Pandas Basics
Installation
pyenv activate guild # guild is the environment name
pip3 install numpy pandas # install numpy and pandas in the 'guild' environment
jupyter notebook # start up jupyter
cheatsheet
transactions_df
is a Pandas Dataframe that looks like this:
order_id | product | quantity | price | customer_id | transaction_date | |
---|---|---|---|---|---|---|
0 | 1 | Pasta | 43 | $11.39 | 4 | 17/6/19 |
1 | 2 | Lamb | 71 | $3.72 | 5 | 4/9/19 |
2 | 3 | Cake | 81 | $3.09 | 76 | 24/10/19 |
3 | 4 | Wine | 69 | $7.09 | 20 | 29/4/19 |
# overview
import pandas as pd
tranx = pd.read_csv('transactions.csv')
tranx.info()
tranx.shape
tranx.head(10) # first 10 rows
tranx["price"].describe()
transactions['price'].dtype
# null
tranx.isnull()
tranx.notnull()
tranx.dropna()
tranx.dropna(subset=["price"])
tranx.fillna()
tranx.fillna(value={"price":0.0, "quantity":0})
# selecting
tranx["price"] # column 'price'
tranx.iloc[0] # first row
tranx.nlargest(2,columns=["price"])
tranx.nsmallest(2,columns=["price"])
# sorting & grouping
tranx.sort_values(["price"], ascending=False)

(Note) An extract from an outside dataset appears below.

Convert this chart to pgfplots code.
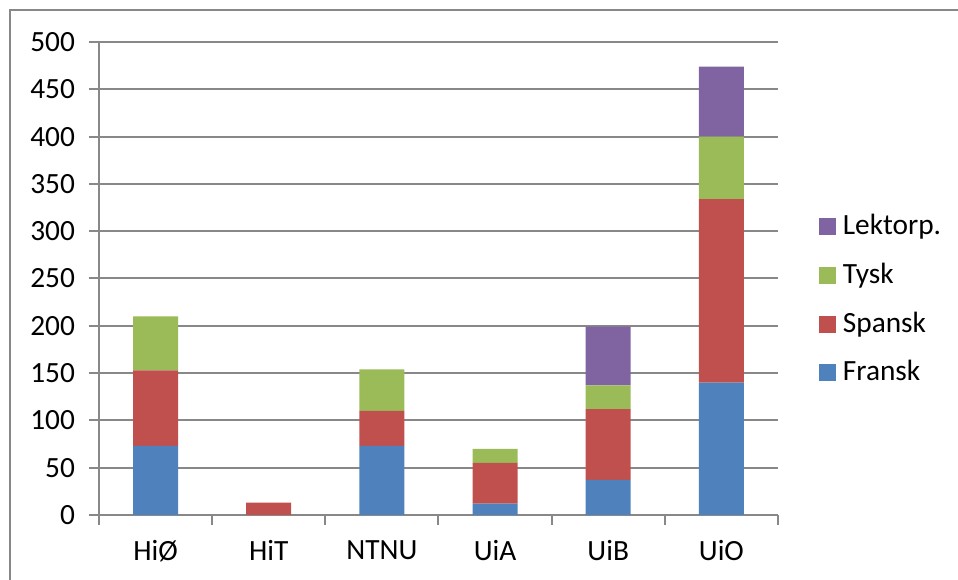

tranx.groupby("customer_id").sum("price")
tranx.groupby("customer_id").sum("price")
# filter row
new_df = tranx[(tranx['product']=='Honey')['price']==0.0)]
# column operations
### strip_off_dollar is a function that takes 1 parameter
tranx['price'] = tranx['price'].apply(strip_off_dollar)
tranx['total'] = tranx['price'] * tranx["quantity"]